Teaching With Tables: A Case Study Investigating Affective and Psychomotor Responses in High School Students and Teachers
School of Education
Doctor of Education (EdD)
attitude, community-building, environment, high school, self-efficacy, tables versus desks
Educational Methods | Other Education
Herndon, Johanna, "Teaching With Tables: A Case Study Investigating Affective and Psychomotor Responses in High School Students and Teachers" (2014). Doctoral Dissertations and Projects. 800.
This exploratory, collective case study investigated the affective and psychomotor conditions in high school students and teachers when tables and chairs were used in classrooms instead of traditional desks. The experiences of students, teachers, and administrators were examined by investigating attitudes toward the educational process, student and teacher self-efficacy, community-building, and classroom environmental dynamics. Students (n=59) and teachers (n=3) from three classrooms (language arts, math, and social studies) in a Southeastern public high school served as participants. Administrators (n=3) also participated to provide additional perspectives to the study. Data was collected using documents, archival records, interviews, direct and participant observations, and physical artifacts. All data was analyzed in relation to the constructs previously mentioned. Data analysis procedures included pattern matching, explanation building, time-series analysis, logic models, and cross case synthesis.

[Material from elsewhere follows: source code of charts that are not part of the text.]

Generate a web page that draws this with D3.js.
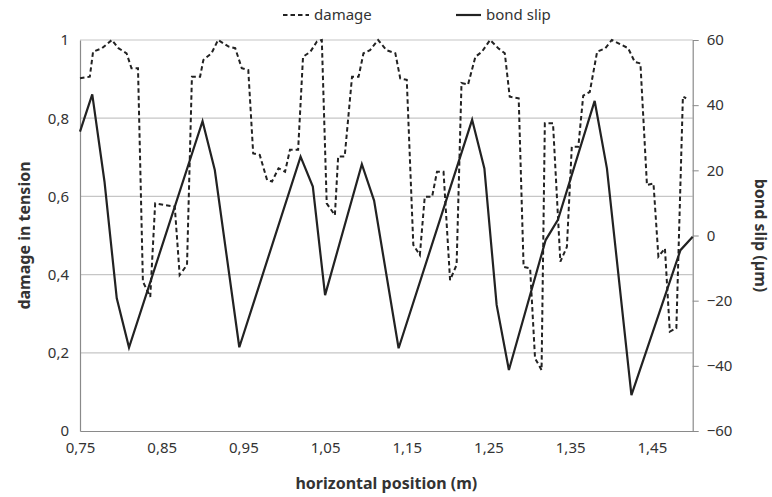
<!DOCTYPE html>
<html>
<head>
<meta charset="utf-8">
<script src="https://cdn.jsdelivr.net/npm/d3@7"></script>
<style>
body { margin: 0; background: #fff; }
text { font-family: "Noto Sans", sans-serif; fill: #333; }
</style>
</head>
<body>
<div id="canvas"></div>
<script>

// damage in tension (left axis)
var damageX = [0.75, 0.762, 0.766, 0.777, 0.789, 0.797, 0.807, 0.813, 0.821, 0.827, 0.836, 0.842, 0.866, 0.872,
    0.881, 0.887, 0.897, 0.901, 0.911, 0.919, 0.932, 0.94, 0.948, 0.956, 0.962, 0.97, 0.979, 0.985, 0.993,
    1.001, 1.007, 1.017, 1.023, 1.032, 1.04, 1.046, 1.052, 1.062, 1.066, 1.074, 1.083, 1.091, 1.097, 1.105,
    1.115, 1.125, 1.136, 1.142, 1.15, 1.158, 1.166, 1.172, 1.181, 1.187, 1.195, 1.203, 1.211, 1.217, 1.225,
    1.234, 1.242, 1.252, 1.262, 1.27, 1.276, 1.287, 1.293, 1.301, 1.307, 1.315, 1.319, 1.329, 1.338, 1.346,
    1.352, 1.36, 1.366, 1.374, 1.383, 1.393, 1.401, 1.421, 1.429, 1.436, 1.444, 1.452, 1.458, 1.466, 1.472,
    1.48, 1.488, 1.492];
var damage = [0.902, 0.906, 0.97, 0.979, 1.0, 0.979, 0.966, 0.928, 0.928, 0.382, 0.343, 0.582, 0.574, 0.399,
    0.425, 0.906, 0.906, 0.949, 0.966, 1.0, 0.983, 0.979, 0.928, 0.923, 0.71, 0.706, 0.642, 0.638, 0.672,
    0.663, 0.719, 0.719, 0.957, 0.97, 0.996, 1.0, 0.582, 0.552, 0.702, 0.702, 0.906, 0.906, 0.966, 0.974,
    1.0, 0.974, 0.966, 0.902, 0.898, 0.476, 0.45, 0.599, 0.599, 0.663, 0.663, 0.386, 0.425, 0.89, 0.886,
    0.957, 0.97, 1.0, 0.979, 0.966, 0.855, 0.851, 0.42, 0.416, 0.186, 0.156, 0.787, 0.787, 0.433, 0.471,
    0.727, 0.727, 0.858, 0.867, 0.97, 0.979, 1.0, 0.979, 0.944, 0.94, 0.629, 0.633, 0.446, 0.467, 0.254,
    0.263, 0.855, 0.851];

// bond slip in µm (right axis)
var slipX = [0.75, 0.765, 0.78, 0.795, 0.81, 0.9, 0.915, 0.945, 1.02, 1.035, 1.05, 1.095, 1.11, 1.14,
    1.23, 1.245, 1.26, 1.275, 1.32, 1.335, 1.38, 1.395, 1.425, 1.485, 1.5];
var slip = [31.9, 43.3, 16.5, -19.3, -34.4, 35.1, 20.1, -34.3, 24.2, 15.0, -18.3, 21.9, 10.7, -34.6,
    35.5, 20.6, -21.3, -41.3, -1.4, 4.8, 41.3, 20.6, -49, -4.5, -0.4];

var xTicks = [0.75, 0.85, 0.95, 1.05, 1.15, 1.25, 1.35, 1.45];
var leftTicks = [0, 0.2, 0.4, 0.6, 0.8, 1];
var rightTicks = [-60, -40, -20, 0, 20, 40, 60];

var locale = d3.formatLocale({decimal: ",", thousands: ".", grouping: [3], currency: ["", ""]});

var margin = {top: 40, right: 79.3, bottom: 66, left: 80};
var width = 772 - margin.left - margin.right;
var height = 497 - margin.top - margin.bottom;

var svg = d3.select("#canvas").append("svg")
    .attr("width", 772)
    .attr("height", 497)
    .append("g")
    .attr("transform", "translate(" + margin.left + "," + margin.top + ")");

var x = d3.scaleLinear().domain([0.75, 1.5]).range([0, width]);
var y = d3.scaleLinear().domain([0, 1]).range([height, 0]);
var y2 = d3.scaleLinear().domain([-60, 60]).range([height, 0]);

// gridlines
svg.selectAll(".grid")
    .data(leftTicks.slice(1))
    .enter().append("line")
    .attr("x1", 0).attr("x2", width)
    .attr("y1", function (d) { return y(d); })
    .attr("y2", function (d) { return y(d); })
    .attr("stroke", "#c6c6c6")
    .attr("stroke-width", 1.2);

// left axis
var gl = svg.append("g")
    .call(d3.axisLeft(y).tickValues(leftTicks).tickSize(0).tickPadding(11)
        .tickFormat(locale.format(".1~f")));
gl.select(".domain").attr("stroke", "#8a8a8a").attr("stroke-width", 1.2);
gl.selectAll("text").attr("font-size", "15px").attr("fill", "#333");

// right axis
var gr = svg.append("g")
    .attr("transform", "translate(" + width + ",0)")
    .call(d3.axisRight(y2).tickValues(rightTicks).tickSizeInner(6).tickSizeOuter(0).tickPadding(8)
        .tickFormat(locale.format(".0f")));
gr.select(".domain").attr("stroke", "#8a8a8a").attr("stroke-width", 1.2);
gr.selectAll("line").attr("stroke", "#8a8a8a");
gr.selectAll("text").attr("font-size", "15px").attr("fill", "#333");

// bottom axis
var gb = svg.append("g")
    .attr("transform", "translate(0," + height + ")")
    .call(d3.axisBottom(x).tickValues(xTicks).tickSize(0).tickPadding(11)
        .tickFormat(locale.format(".2f")));
gb.select(".domain").attr("stroke", "#8a8a8a").attr("stroke-width", 1.2);
gb.selectAll("text").attr("font-size", "15px").attr("fill", "#333");

// damage line
var damageLine = d3.line()
    .x(function (d, i) { return x(damageX[i]); })
    .y(function (d) { return y(d); });

svg.append("path")
    .datum(damage)
    .attr("d", damageLine)
    .attr("fill", "none")
    .attr("stroke", "#222")
    .attr("stroke-width", 2)
    .attr("stroke-dasharray", "4.5,3");

// bond slip line
var slipLine = d3.line()
    .x(function (d, i) { return x(slipX[i]); })
    .y(function (d) { return y2(d); });

svg.append("path")
    .datum(slip)
    .attr("d", slipLine)
    .attr("fill", "none")
    .attr("stroke", "#222")
    .attr("stroke-width", 2.2);

// axis titles
svg.append("text")
    .attr("transform", "translate(-50," + (height / 2) + ") rotate(-90)")
    .attr("text-anchor", "middle")
    .attr("font-size", "16px")
    .attr("font-weight", "bold")
    .text("damage in tension");

svg.append("text")
    .attr("transform", "translate(" + (width + 62) + "," + (height / 2) + ") rotate(90)")
    .attr("text-anchor", "middle")
    .attr("font-size", "16px")
    .attr("font-weight", "bold")
    .text("bond slip (µm)");

svg.append("text")
    .attr("x", width / 2)
    .attr("y", height + 58)
    .attr("text-anchor", "middle")
    .attr("font-size", "16px")
    .attr("font-weight", "bold")
    .text("horizontal position (m)");

// legend
var legend = d3.select("svg").append("g");
legend.append("line")
    .attr("x1", 283).attr("x2", 309).attr("y1", 15).attr("y2", 15)
    .attr("stroke", "#222").attr("stroke-width", 2).attr("stroke-dasharray", "4.5,3");
legend.append("text")
    .attr("x", 314).attr("y", 20)
    .attr("font-size", "15px")
    .text("damage");
legend.append("line")
    .attr("x1", 456).attr("x2", 481).attr("y1", 15).attr("y2", 15)
    .attr("stroke", "#222").attr("stroke-width", 2.2);
legend.append("text")
    .attr("x", 486).attr("y", 20)
    .attr("font-size", "15px")
    .text("bond slip");

</script>
</body>
</html>
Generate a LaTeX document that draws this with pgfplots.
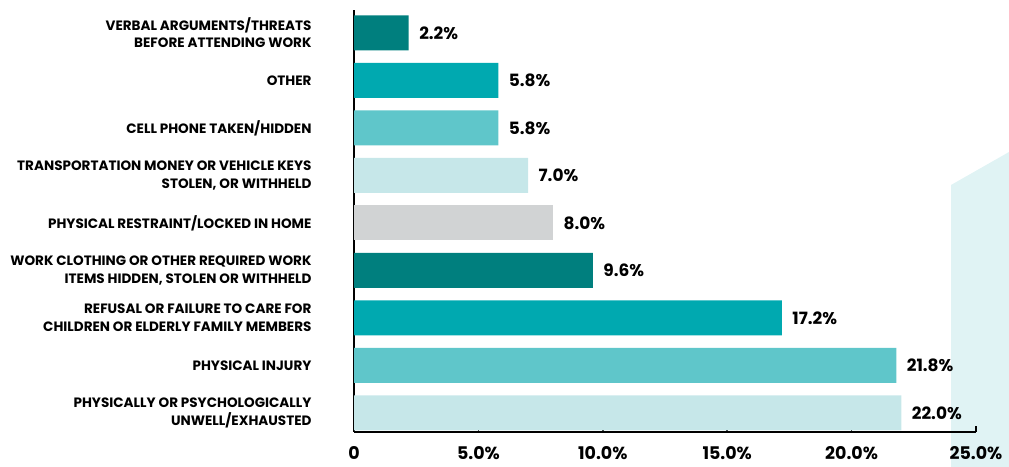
\documentclass[border=0pt]{standalone}
\usepackage{fontspec}
\setmainfont{Poppins}
\usepackage{pgfplots}
\pgfplotsset{compat=1.18}
\definecolor{c1}{HTML}{007F7E}
\definecolor{c2}{HTML}{00A9B0}
\definecolor{c3}{HTML}{5FC6CA}
\definecolor{c4}{HTML}{C6E7E9}
\definecolor{c5}{HTML}{D1D3D4}
\definecolor{bgc}{HTML}{E0F3F4}
\begin{document}
\begin{tikzpicture}[x=1bp,y=1bp]
\useasboundingbox (0,0) rectangle (1009,467);
\fill[bgc] (951,282) -- (1009,315) -- (1009,0) -- (951,0) -- cycle;
\begin{axis}[
 at={(354bp,35bp)}, anchor=south west,
 scale only axis, width=622bp, height=422bp,
 xbar, bar width=35bp, bar shift=0pt,
 xmin=0, xmax=25, ymin=-0.4, ymax=8.48,
 clip=false,
 axis x line*=bottom, axis y line*=left,
 axis line style={black, line width=1.5bp, -},
 xtick={0,5,...,25},
 xticklabels={0,5.0\%,10.0\%,15.0\%,20.0\%,25.0\%},
 xtick style={black, line width=1.5bp},
 tick align=inside, major tick length=6bp,
 xticklabel style={font=\fontsize{17.5}{19}\selectfont\bfseries, yshift=-11bp},
 ytick={0,...,8},
 yticklabels={
  {PHYSICALLY OR PSYCHOLOGICALLY\\UNWELL/EXHAUSTED},
  {PHYSICAL INJURY},
  {REFUSAL OR FAILURE TO CARE FOR\\CHILDREN OR ELDERLY FAMILY MEMBERS},
  {WORK CLOTHING OR OTHER REQUIRED WORK\\ITEMS HIDDEN, STOLEN OR WITHHELD},
  {PHYSICAL RESTRAINT/LOCKED IN HOME},
  {TRANSPORTATION MONEY OR VEHICLE KEYS\\STOLEN, OR WITHHELD},
  {CELL PHONE TAKEN/HIDDEN},
  {OTHER},
  {VERBAL ARGUMENTS/THREATS\\BEFORE ATTENDING WORK}},
 ytick style={draw=none},
 yticklabel style={font=\fontsize{13.6}{17.5}\selectfont\bfseries, align=right, xshift=-39bp},
 nodes near coords={\pgfmathprintnumber[fixed,fixed zerofill,precision=1,assume math mode=true]{\pgfplotspointmeta}\%},
 nodes near coords style={font=\fontsize{17}{18}\selectfont\bfseries, anchor=west, xshift=7bp, black},
]
\addplot[fill=c1, draw=none] coordinates {(2.2,8) (9.6,3)};
\addplot[fill=c2, draw=none] coordinates {(5.8,7) (17.2,2)};
\addplot[fill=c3, draw=none] coordinates {(5.8,6) (21.8,1)};
\addplot[fill=c4, draw=none] coordinates {(7.0,5) (22.0,0)};
\addplot[fill=c5, draw=none] coordinates {(8.0,4)};
\end{axis}
\end{tikzpicture}
\end{document}
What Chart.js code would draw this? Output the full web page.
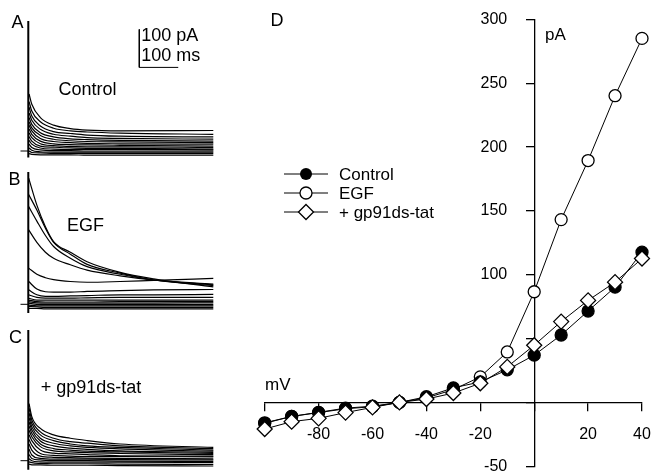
<!DOCTYPE html>
<html><head><meta charset="utf-8">
<script src="https://cdn.jsdelivr.net/npm/chart.js@4/dist/chart.umd.min.js"></script>
<style>
html,body{margin:0;padding:0;background:#fff;}
#wrap{position:relative;width:652px;height:475px;overflow:hidden;font-family:"Liberation Sans",Arial,sans-serif;color:#000;}
canvas{position:absolute;left:0;top:0;}
.lbl{position:absolute;white-space:nowrap;line-height:1;}
</style></head><body>
<div id="wrap">
<canvas id="cA" width="652" height="475"></canvas>
<canvas id="cB" width="652" height="475"></canvas>
<canvas id="cC" width="652" height="475"></canvas>
<canvas id="cD" width="652" height="475"></canvas>

<div class="lbl" style="left:11.5px;top:12.6px;font-size:18px">A</div>
<div class="lbl" style="left:8.6px;top:170.3px;font-size:18px">B</div>
<div class="lbl" style="left:9px;top:327.5px;font-size:18px">C</div>
<div class="lbl" style="left:270.6px;top:10.6px;font-size:18px">D</div>
<div class="lbl" style="left:58.5px;top:80.2px;font-size:18px">Control</div>
<div class="lbl" style="left:67px;top:216px;font-size:18px">EGF</div>
<div class="lbl" style="left:40.8px;top:378.3px;font-size:18px">+ gp91ds-tat</div>
<div class="lbl" style="left:141.3px;top:26px;font-size:18px">100 pA</div>
<div class="lbl" style="left:141.3px;top:46px;font-size:18px">100 ms</div>
<div class="lbl" style="left:545px;top:26.1px;font-size:17px">pA</div>
<div class="lbl" style="left:265px;top:376.1px;font-size:17px">mV</div>

<svg class="lbl" style="left:282px;top:164px" width="50" height="20"><line x1="2" y1="10" x2="46" y2="10" stroke="#000" stroke-width="1"/><circle cx="24" cy="10" r="6" fill="#000"/></svg>
<svg class="lbl" style="left:282px;top:183.3px" width="50" height="20"><line x1="2" y1="10" x2="46" y2="10" stroke="#000" stroke-width="1"/><circle cx="24" cy="10" r="6" fill="#fff" stroke="#000" stroke-width="1.3"/></svg>
<svg class="lbl" style="left:282px;top:202.3px" width="50" height="20"><line x1="2" y1="10" x2="46" y2="10" stroke="#000" stroke-width="1"/><polygon points="24,2.5 31.5,10 24,17.5 16.5,10" fill="#fff" stroke="#000" stroke-width="1.3"/></svg>
<div class="lbl" style="left:339px;top:165.7px;font-size:17px">Control</div>
<div class="lbl" style="left:339px;top:185px;font-size:17px">EGF</div>
<div class="lbl" style="left:339px;top:204px;font-size:17px">+ gp91ds-tat</div>
</div>
<script>
// ---------- Panel D: I-V data ----------
const voltages = [-100,-90,-80,-70,-60,-50,-40,-30,-20,-10,0,10,20,30,40];
const controlIV = [-16.4,-11,-8,-5,-3.4,0,4.4,11.4,16,25.5,37,52.8,71.6,90.3,117.7];
const egfIV = [-16,-11,-7.8,-4.5,-3,0,3.5,10,20,39.5,86.7,143.2,189.5,240.3,285.2];
const tatIV = [-20.9,-15.1,-12.5,-8,-3.9,0,2.6,7.3,15,27.8,44.8,63.3,79.9,94.2,112.7];
const xTickHidden = [-100,0];
const yTickHidden = [0,50];

// ---------- Panels A-C: current traces (pA vs ms) ----------
const timesA = [2, 9, 31, 65, 108, 151, 236, 475];
const tracesA = [
  [150,123,88,68,59,55,53,54],
  [130,105,77,60,53,50,47,44],
  [115,92,66,51,46,42,39,37],
  [100,81,57,44,39,35,33,31],
  [88,70,48,37,32,30,28,26],
  [77,61,41,31,27,25,24,22],
  [68,53,33,25,22,20,19,18],
  [58,44,26,19,17,16,15,13],
  [48,35,19,14,12,11,11,9],
  [38,26,13,10,8,7,7,5],
  [28,18,8,5,4,4,4,3],
  [18,9,3,1,1,0,0,0],
  [8,2,-2,-3,-3,-3,-3,-3],
  [0,-4,-5,-6,-6,-6,-6,-6],
  [-7,-9,-10,-10,-10,-11,-11,-11]
];
const timesB = [1, 22, 44, 65, 108, 151, 236, 322, 475];
const tracesB = [
  [332,261,204,165,137,112,84,67,46],
  [289,248,200,163,132,105,82,64,49],
  [257,219,181,152,121,99,79,64,51],
  [196,163,137,121,104,90,75,64,53],
  [95,79,70,65,60,58,60,63,68],
  [60,40,33,32,32,34,36,38,39],
  [38,25,21,21,22,23,25,25,26],
  [25,18,16,16,16,17,18,18,18],
  [16,11,11,11,11,11,11,11,11],
  [11,7,6,6,6,6,7,7,7],
  [7,4,3,3,3,3,3,3,4],
  [3,0,-1,-1,-1,-1,-1,-1,-1],
  [-2,-4,-4,-4,-4,-4,-4,-4,-4],
  [-6,-7,-8,-8,-8,-8,-8,-8,-8],
  [-11,-11,-12,-12,-12,-12,-12,-12,-12]
];
const timesC = [2, 9, 31, 65, 108, 151, 236, 475];
const tracesC = [
  [150,116,85,68,59,53,44,35],
  [138,107,76,59,50,46,39,32],
  [125,98,68,53,44,39,35,28],
  [113,89,59,46,39,35,31,25],
  [102,81,52,39,33,30,26,22],
  [91,72,44,32,28,25,23,19],
  [80,63,37,26,23,21,19,16],
  [68,53,28,20,18,16,13,12],
  [56,41,19,14,12,11,11,10],
  [44,28,12,9,8,7,6,5],
  [30,15,6,4,4,4,3,2],
  [16,6,2,0,0,0,-1,-2],
  [5,0,-3,-4,-4,-4,-4,-5],
  [-3,-5,-7,-8,-8,-8,-9,-10],
  [-9,-11,-11,-12,-12,-12,-13,-14]
];
// capacitive transient extents (pA) at t = 0
const spikeA = [342, -17];
const spikeB = [348, -23];
const spikeC = [344, -24];
// scale bar: 100 pA, 100 ms (drawn in panel A units)
const scaleBarT = [285, 285, 385];
const scaleBarI = [320, 220, 220];

Chart.defaults.font.family = '"Liberation Sans", Arial, sans-serif';
Chart.defaults.color = '#000';

function pts(xs, ys){ return xs.map((x,i)=>({x:x, y:ys[i]})); }

function traceChart(id, times, traces, spike, pad, extra){
  const ds = traces.map(v => ({
    data: pts(times, v), borderColor:'#000', borderWidth:1.2, pointRadius:0,
    cubicInterpolationMode:'monotone', clip:false, fill:false
  }));
  ds.push({data: pts([0,0], spike), borderColor:'#000', borderWidth:2, pointRadius:0, tension:0, clip:false});
  ds.push({data: pts([-20,0],[0,0]), borderColor:'#000', borderWidth:1, pointRadius:0, tension:0, clip:false});
  if (extra) ds.push(extra);
  new Chart(document.getElementById(id), {
    type:'line',
    data:{datasets: ds},
    options:{
      responsive:false, animation:false, events:[],
      layout:{padding:{left:pad.left, right:pad.right, top:pad.top, bottom:pad.bottom}},
      plugins:{legend:{display:false}, tooltip:{enabled:false}},
      scales:{
        x:{type:'linear', display:false, min:-20, max:475},
        y:{type:'linear', display:false, min:pad.ymin, max:pad.ymax}
      }
    }
  });
}

traceChart('cA', timesA, tracesA, spikeA,
  {left:20.5, right:438.7, top:10.4, bottom:308.8, ymin:-40, ymax:370},
  {data: pts(scaleBarT, scaleBarI), borderColor:'#000', borderWidth:1, pointRadius:0, tension:0, clip:false});
traceChart('cB', timesB, tracesB, spikeB,
  {left:20.5, right:438.7, top:163.7, bottom:155.5, ymin:-40, ymax:370});
traceChart('cC', timesC, tracesC, spikeC,
  {left:20.5, right:438.7, top:320.1, bottom:1, ymin:-35, ymax:370});

function zeroFit(s, horiz){
  if (horiz) s.height = 0; else s.width = 0;
  s.paddingLeft = 0; s.paddingRight = 0; s.paddingTop = 0; s.paddingBottom = 0;
}
const shiftYLabels = {
  id:'shiftYLabels',
  beforeDraw(chart){
    const s = chart.scales.y;
    const items = s.getLabelItems();
    if (items && !items._shifted){
      items.forEach(it => { if (it.options && it.options.translation) it.options.translation[0] -= 27; });
      items._shifted = true;
    }
  }
};

new Chart(document.getElementById('cD'), {
  type:'line',
  data:{datasets:[
    {label:'+ gp91ds-tat', data: pts(voltages, tatIV), order:0, borderColor:'#000', borderWidth:1,
     pointStyle:'rectRot', pointRadius:7.5, pointBackgroundColor:'#fff', pointBorderColor:'#000', pointBorderWidth:1.3, tension:0, clip:false},
    {label:'Control', data: pts(voltages, controlIV), order:1, borderColor:'#000', borderWidth:1,
     pointStyle:'circle', pointRadius:6, pointBackgroundColor:'#000', pointBorderColor:'#000', pointBorderWidth:1.3, tension:0, clip:false},
    {label:'EGF', data: pts(voltages, egfIV), order:2, borderColor:'#000', borderWidth:1,
     pointStyle:'circle', pointRadius:6, pointBackgroundColor:'#fff', pointBorderColor:'#000', pointBorderWidth:1.3, tension:0, clip:false}
  ]},
  plugins:[shiftYLabels],
  options:{
    responsive:false, animation:false, events:[],
    layout:{padding:{left:264.7, right:10, top:19.5, bottom:7.7}},
    plugins:{legend:{display:false}, tooltip:{enabled:false}},
    scales:{
      x:{type:'linear', min:-100, max:40, position:{y:0},
         afterFit:(s)=>zeroFit(s,true),
         ticks:{stepSize:20, autoSkip:false, maxRotation:0, padding:15, font:{size:16},
                callback:(v)=> xTickHidden.includes(v) ? '' : String(v)},
         grid:{drawOnChartArea:false, drawTicks:true, tickLength:8, color:'#000', lineWidth:1.3},
         border:{display:true, color:'#000', width:1.3}},
      y:{type:'linear', min:-50, max:300, position:{x:0},
         afterFit:(s)=>zeroFit(s,false),
         ticks:{stepSize:50, autoSkip:false, padding:18, font:{size:16},
                callback:(v)=> yTickHidden.includes(v) ? '' : String(v)},
         grid:{drawOnChartArea:false, drawTicks:true, tickLength:8, color:'#000', lineWidth:1.3},
         border:{display:true, color:'#000', width:1.3}}
    }
  }
});
</script>
</body></html>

It was found that the decision to use tables exclusively in core classrooms was primarily based on teacher preference and teaching style. Positive implications for table use included increased student self-efficacy, the creation of table communities, and a more pleasing classroom environment; however, detrimental issues related to using tables also arose. A narrative analysis is offered to present additional findings and discuss the results of the study.